There was tomblike silence as the judge pronounced the verdict. “I find the defendant, Theodore Robert Bundy, guilty of aggravated kidnapping, a first-degree felony.”

Ted’s face was impassive. From behind him came the sound of Louise Bundy’s gasp. Her tears began. Johnnie Bundy reached to comfort her. So, too, did Cas Richter, who had come, with troubled emotions, to be there.

John O’Connell swallowed hard.

The weight of the decision and the deliberations which had gone into it showed on the weary face of Judge Hanson as he looked down at Bundy. It had been a difficult role for him, sighed the judge. “I cannot say that there weren’t any doubts,” he confessed. But, he added, there were no reasonable doubts based on the evidence.
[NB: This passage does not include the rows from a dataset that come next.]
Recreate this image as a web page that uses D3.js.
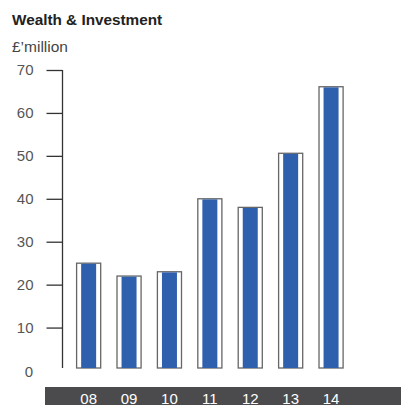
<!DOCTYPE html>
<html>
<head>
<meta charset="utf-8">
<script src="https://cdn.jsdelivr.net/npm/d3@7"></script>
<style>
  html, body { margin: 0; padding: 0; background: #fff; }
  svg { display: block; font-family: "Liberation Sans", Arial, Helvetica, sans-serif; }
</style>
</head>
<body>
<svg id="chart" width="401" height="405"></svg>
<script>
// Wealth & Investment, £ million by year
const years = ["08", "09", "10", "11", "12", "13", "14"];
const values = [25, 22, 23, 40, 38, 50.6, 66.1];
const yTicks = [0, 10, 20, 30, 40, 50, 60, 70];

const svg = d3.select("#chart");
const W = 401, H = 405;

const x = d3.scaleBand().domain(years).range([55.8, 363.9]).paddingInner(0.374).paddingOuter(0.5);
const y = d3.scaleLinear().domain([0, 70]).range([370.5, 70]);
const baseY = y(0) - 2.5;

// Titles
svg.append("text").attr("x", 12).attr("y", 25)
  .attr("font-size", 15.3).attr("font-weight", "bold").attr("fill", "#222")
  .text("Wealth & Investment");
svg.append("text").attr("x", 12).attr("y", 52)
  .attr("font-size", 15.5).attr("fill", "#444")
  .text("£’million");

// Y axis
const yAxis = d3.axisLeft(y).tickValues(yTicks.filter(d => d > 0)).tickSize(16).tickPadding(13).tickFormat(d3.format("d"));
const gy = svg.append("g").attr("transform", "translate(62.5,0)").call(yAxis);
gy.select(".domain").remove();
gy.selectAll(".tick line").attr("stroke", "#333").attr("stroke-width", 1.3);
gy.selectAll(".tick text").attr("font-size", 15).attr("fill", "#555").attr("font-family", "Liberation Sans, Arial, sans-serif");
svg.append("line").attr("x1", 62.5).attr("x2", 62.5).attr("y1", y(70)).attr("y2", baseY)
  .attr("stroke", "#333").attr("stroke-width", 1.3);
svg.append("text").attr("x", 33).attr("y", y(0) + 1).attr("dy", "0.35em")
  .attr("text-anchor", "end").attr("font-size", 15).attr("fill", "#555").text("0");

// Bars: white frame with a blue core
const bars = svg.append("g").selectAll("g").data(values).join("g");
bars.append("rect")
  .attr("x", (d, i) => x(years[i]) + 0.6)
  .attr("y", d => y(d))
  .attr("width", x.bandwidth() - 1.2)
  .attr("height", d => baseY - y(d))
  .attr("fill", "#fff").attr("stroke", "#666").attr("stroke-width", 1.3);
bars.append("rect")
  .attr("x", (d, i) => x(years[i]) + (x.bandwidth() - 15) / 2)
  .attr("y", d => y(d) + 0.6)
  .attr("width", 15)
  .attr("height", d => baseY - y(d) - 0.6)
  .attr("fill", "#2f60ad");

// Category band
svg.append("rect").attr("x", 45).attr("y", 387).attr("width", W - 45).attr("height", H - 387).attr("fill", "#4b4b4d");
svg.append("g").selectAll("text").data(years).join("text")
  .attr("x", d => x(d) + x.bandwidth() / 2)
  .attr("y", 403.5)
  .attr("text-anchor", "middle").attr("font-size", 15).attr("fill", "#fff")
  .text(d => d);
</script>
</body>
</html>
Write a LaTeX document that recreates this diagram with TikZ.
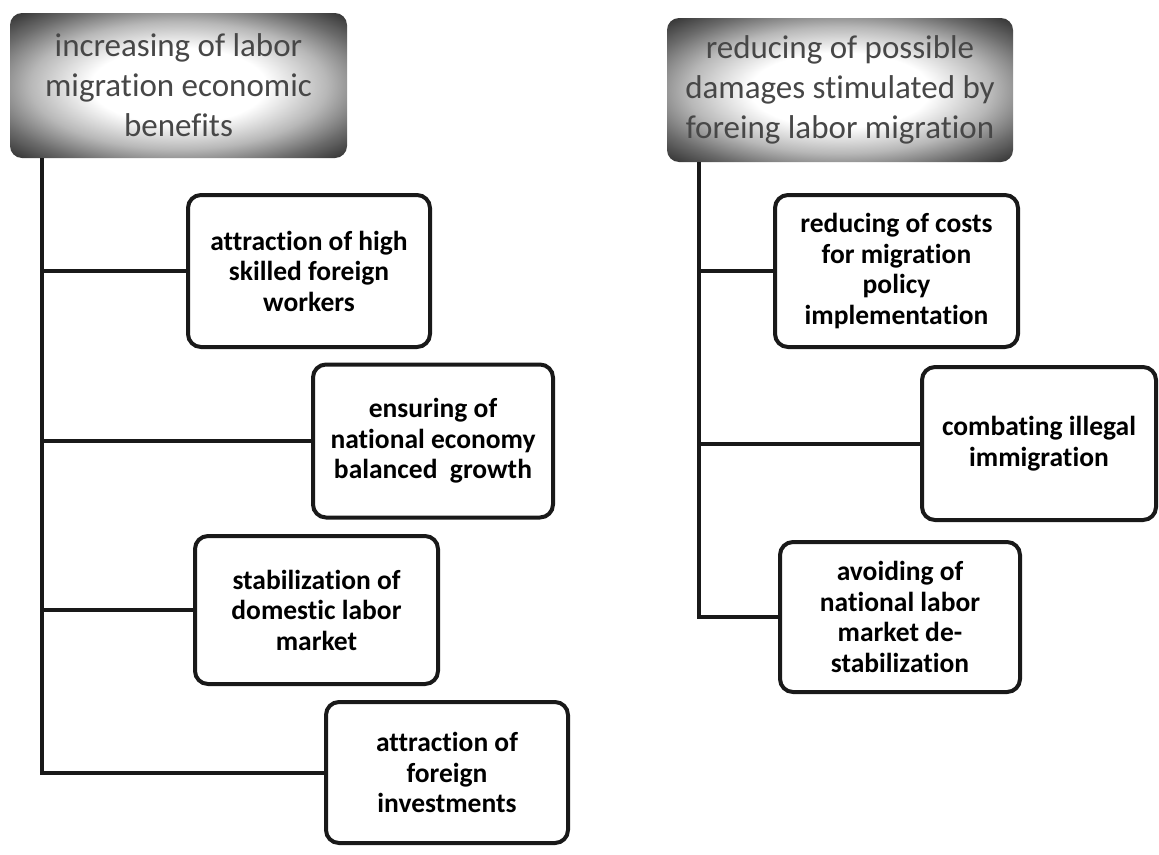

Ted Bundy stood as a convicted felon, a stoic look masking his inner anger. “I wonder,” he asked flatly, “if I could have a couple of minutes with my parents?”

The judge agreed to that. There would be an extensive presentence examination prior to any decision on probation or prison sentence, he indicated.

In the explosion of activity, reporters swarmed after O’Connell for comment.

“The turning point was when you people started bringing in other cases,” O’Connell told the newspeople. There would be an appeal, there was a presentence investigation pending, so O’Connell was saying nothing further. Privately, though, he was furious. If the defendant’s name had been different—something other than “Ted,” the highly publicized Ted Bundy—he fervently believed, the verdict would have been innocent.

“Dave,” shouted a reporter at Yocom, who was leaving the building through a lower-level corridor, “when did you know you had a conviction?”

Yocom muttered he’d make no comment. Afterward, though, Yocom confessed the answer in a quiet aside to Paul Van Dam, the county attorney walking beside him. “I didn’t know I had a conviction,” Yocom grinned, “until I heard the word ‘guilty’ from the judge.”